Minimizing formation damage is vital for maximizing productivity when an openhole (slotted liner) completion strategy is used, and it is particularly challenging in high temperature wells with bottomhole static temperature approaching 190°C (374°F). A barite-weighted fluid system for such high temperature wells was identified as unsuitable due to lack of ability to remediate via acid treatment. This paper discusses how a customized barite-free non-aqueous drill-in fluid system was used to successfully achieve productivity objectives for three such wells. Based on reservoir and well data provided, a 1.15 to 1.20 sg (9.60 to 10.0 lbm/gal) barite-free, non-aqueous drill-in fluid system was designed using a high density calcium chloride/calcium bromide brine as the internal phase to compensate for the absence of barite as a weighting agent.
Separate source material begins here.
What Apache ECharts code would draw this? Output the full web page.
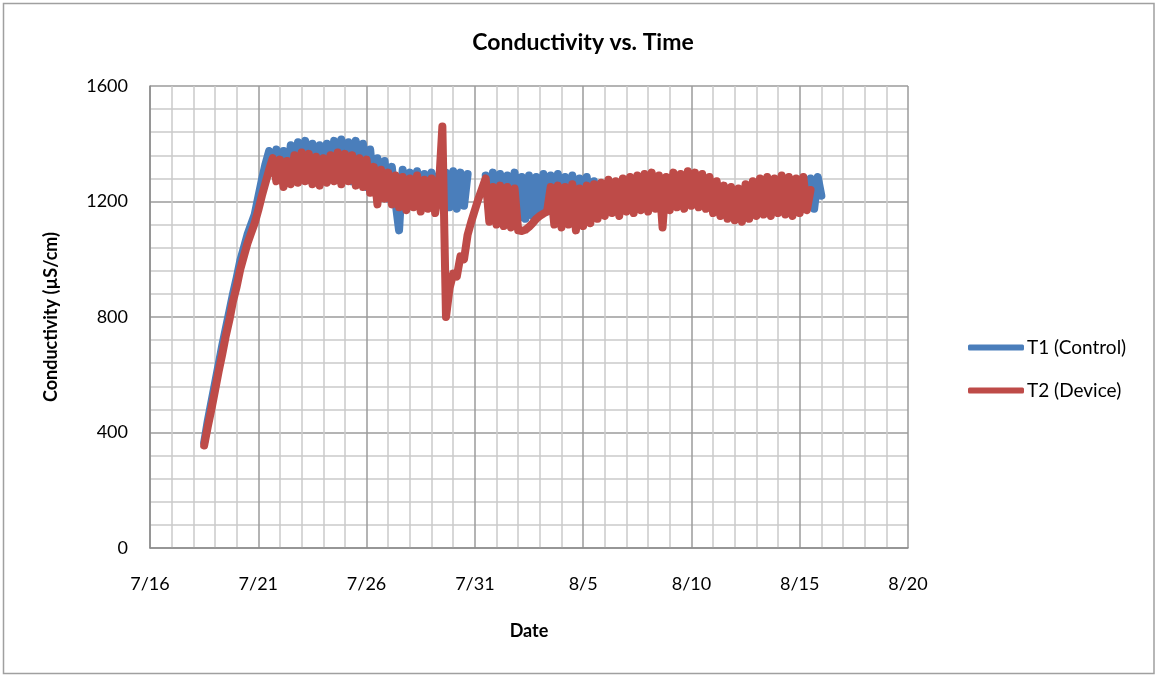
<!DOCTYPE html>
<html>
<head>
<meta charset="utf-8">
<title>Conductivity vs. Time</title>
<script src="https://cdn.jsdelivr.net/npm/echarts@6/dist/echarts.min.js"></script>
<style>
  html, body { margin: 0; padding: 0; background: #fff; }
  #chart { width: 1156px; height: 676px; }
</style>
</head>
<body>
<div id="chart"></div>
<script>
// days counted from 7/16, one reading every 4 hours starting 7/18 12:00
var startDay = 2.5;
var stepDay = 1 / 6;

var dateLabels = ['7/16', '7/21', '7/26', '7/31', '8/5', '8/10', '8/15', '8/20'];
var seriesNames = ['T1 (Control)', 'T2 (Device)'];

// T1 (Control), uS/cm
var t1Values = [
  365, 440, 505, 570, 635, 700, 760, 820, 880, 935,
  995, 1040, 1085, 1120, 1155, 1215, 1275, 1330, 1375, 1300,
  1380, 1285, 1375, 1280, 1395, 1290, 1405, 1285, 1410, 1280,
  1400, 1270, 1395, 1275, 1400, 1285, 1410, 1280, 1415, 1275,
  1405, 1270, 1410, 1265, 1400, 1250, 1380, 1240, 1350, 1220,
  1340, 1210, 1320, 1200, 1100, 1310, 1195, 1300, 1190, 1305,
  1185, 1295, 1190, 1300, 1180, 1290, 1190, 1300, 1180, 1305,
  1175, 1300, 1185, 1295, null, null, null, null, 1290, 1160,
  1300, 1170, 1295, 1150, 1290, 1145, 1300, 1140, 1285, 1140,
  1290, 1150, 1285, 1160, 1295, 1165, 1290, 1150, 1295, 1140,
  1285, 1150, 1290, 1130, 1280, 1145, 1285, 1150, 1270, 1150,
  1255, 1160, 1265, 1170, 1260, 1160, 1270, 1175, 1275, 1170,
  1280, 1180, 1285, 1175, 1290, 1185, 1280, 1170, 1275, 1180,
  1290, 1190, 1285, 1185, 1295, 1195, 1290, 1190, 1285, 1185,
  1275, 1170, 1260, 1160, 1245, 1150, 1240, 1145, 1235, 1140,
  1250, 1150, 1260, 1160, 1270, 1165, 1275, 1160, 1270, 1170,
  1280, 1165, 1275, 1160, 1270, 1170, 1275, 1180, 1280, 1175,
  1285, 1220
];

// T2 (Device), uS/cm
var t2Values = [
  355, 420, 480, 545, 610, 670, 735, 790, 855, 905,
  965, 1010, 1055, 1090, 1125, 1170, 1220, 1265, 1310, 1350,
  1270, 1345, 1250, 1340, 1260, 1360, 1265, 1370, 1270, 1365,
  1260, 1355, 1255, 1350, 1265, 1360, 1270, 1370, 1260, 1365,
  1270, 1360, 1255, 1350, 1250, 1345, 1230, 1320, 1190, 1310,
  1210, 1300, 1190, 1290, 1180, 1285, 1170, 1280, 1180, 1290,
  1165, 1275, 1175, 1280, 1160, 1240, 1460, 800, 900, 950,
  940, 1010, 1000, 1085, 1130, 1170, 1210, 1245, 1280, 1130,
  1250, 1120, 1255, 1115, 1250, 1110, 1245, 1100, 1098, 1102,
  1112, 1125, 1140, 1150, 1158, 1165, 1250, 1120, 1255, 1110,
  1250, 1120, 1260, 1100, 1245, 1115, 1255, 1125, 1260, 1140,
  1265, 1150, 1275, 1160, 1270, 1150, 1280, 1165, 1285, 1160,
  1290, 1170, 1295, 1165, 1300, 1175, 1290, 1110, 1285, 1170,
  1300, 1180, 1295, 1175, 1305, 1185, 1300, 1180, 1295, 1175,
  1285, 1160, 1270, 1150, 1255, 1140, 1250, 1135, 1245, 1130,
  1260, 1140, 1270, 1150, 1280, 1155, 1285, 1150, 1280, 1160,
  1290, 1155, 1285, 1150, 1280, 1160, 1285, 1170, 1240
];

function toPairs(values) {
  return values.map(function (v, i) {
    return [startDay + i * stepDay, v];
  });
}

var fontName = 'Lato, "Open Sans", sans-serif';
var chart = echarts.init(document.getElementById('chart'), null, { renderer: 'canvas' });

var option = {
  backgroundColor: '#ffffff',
  animation: false,
  textStyle: { fontFamily: fontName },
  title: {
    text: 'Conductivity vs. Time',
    left: 578,
    textAlign: 'center',
    top: 26,
    textStyle: { fontFamily: fontName, fontSize: 23, fontWeight: 'bold', color: '#000' }
  },
  legend: {
    orient: 'vertical',
    left: 963,
    top: 333,
    icon: 'roundRect',
    itemWidth: 56,
    itemHeight: 6,
    itemGap: 24,
    data: seriesNames,
    textStyle: { fontFamily: fontName, fontSize: 19, color: '#000', padding: [0, 0, 0, -2] }
  },
  graphic: [{
    type: 'rect',
    shape: { x: 3.5, y: 3.5, width: 1150.5, height: 670 },
    style: { fill: 'none', stroke: '#a0a0a0', lineWidth: 1.5 },
    silent: true
  }],
  grid: { left: 150, right: 248, top: 86, bottom: 128 },
  xAxis: {
    type: 'value',
    min: 0,
    max: 35,
    interval: 5,
    name: 'Date',
    nameLocation: 'middle',
    nameGap: 74,
    nameTextStyle: { fontFamily: fontName, fontSize: 18, fontWeight: 'bold', color: '#000' },
    axisLine: { show: true, lineStyle: { color: '#8c8c8c', width: 1.5 } },
    axisTick: { show: false },
    axisLabel: {
      margin: 27,
      fontSize: 18,
      color: '#000',
      formatter: function (v) { return dateLabels[Math.round(v / 5)]; }
    },
    splitLine: { show: true, lineStyle: { color: '#9b9b9b', width: 1.5 } },
    minorTick: { show: false, splitNumber: 5 },
    minorSplitLine: { show: true, lineStyle: { color: '#cacaca', width: 1.5 } }
  },
  yAxis: {
    type: 'value',
    min: 0,
    max: 1600,
    interval: 400,
    name: 'Conductivity (µS/cm)',
    nameLocation: 'middle',
    nameGap: 90,
    nameTextStyle: { fontFamily: fontName, fontSize: 18, fontWeight: 'bold', color: '#000' },
    axisLine: { show: true, lineStyle: { color: '#8c8c8c', width: 1.5 } },
    axisTick: { show: false },
    axisLabel: {
      margin: 22,
      fontSize: 18,
      color: '#000',
      formatter: function (v) { return String(v); }
    },
    splitLine: { show: true, lineStyle: { color: '#9b9b9b', width: 1.5 } },
    minorTick: { show: false, splitNumber: 5 },
    minorSplitLine: { show: true, lineStyle: { color: '#cacaca', width: 1.5 } }
  },
  series: [
    {
      name: seriesNames[0],
      type: 'line',
      symbol: 'none',
      connectNulls: false,
      color: '#4a7ebb',
      lineStyle: { width: 8, color: '#4a7ebb', cap: 'round', join: 'round' },
      data: toPairs(t1Values)
    },
    {
      name: seriesNames[1],
      type: 'line',
      symbol: 'none',
      color: '#be4b48',
      lineStyle: { width: 8, color: '#be4b48', cap: 'round', join: 'round' },
      data: toPairs(t2Values)
    }
  ]
};

chart.setOption(option);
window.onresize = function () { chart.resize(); };
</script>
</body>
</html>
An engineered acid-soluble bridging package was included to protect the reservoir from excess filtrate invasion and allow for potential remediation by acid treatment at a later stage. The fluid system was subjected to formation response testing, and the results obtained proved satisfactory, confirming the fluid system was suited for drilling the reservoir. A similar solids-free system using higher density brine as the internal phase, was also formulated. This was spotted in the open hole once drilling was completed to help eliminate any potential for solids settling before running the slotted liner. Three wells were successfully drilled and completed. The barite-free system remained stable, allowed for trouble-free fluids-handling and drilling operations, and performed as expected. To aid in minimizing fluid invasion into the reservoir, onsite particle size distribution (PSD) measurements were performed in order to optimize bridging material additions while drilling and enhance efficiency in managing the solids control system. Because of the extremely high bottomhole temperature, a mud cooler was installed to help control the flowline temperature below 60°C (140°F); this helped maintain fluid stability and preserve functionality of downhole tools in this hostile environment. The solids-free system was successfully spotted in the open hole after drilling the section before well completion. This eliminated any settling potential and reduced flowback of solids during production. The recorded productivity of these wells met expectations.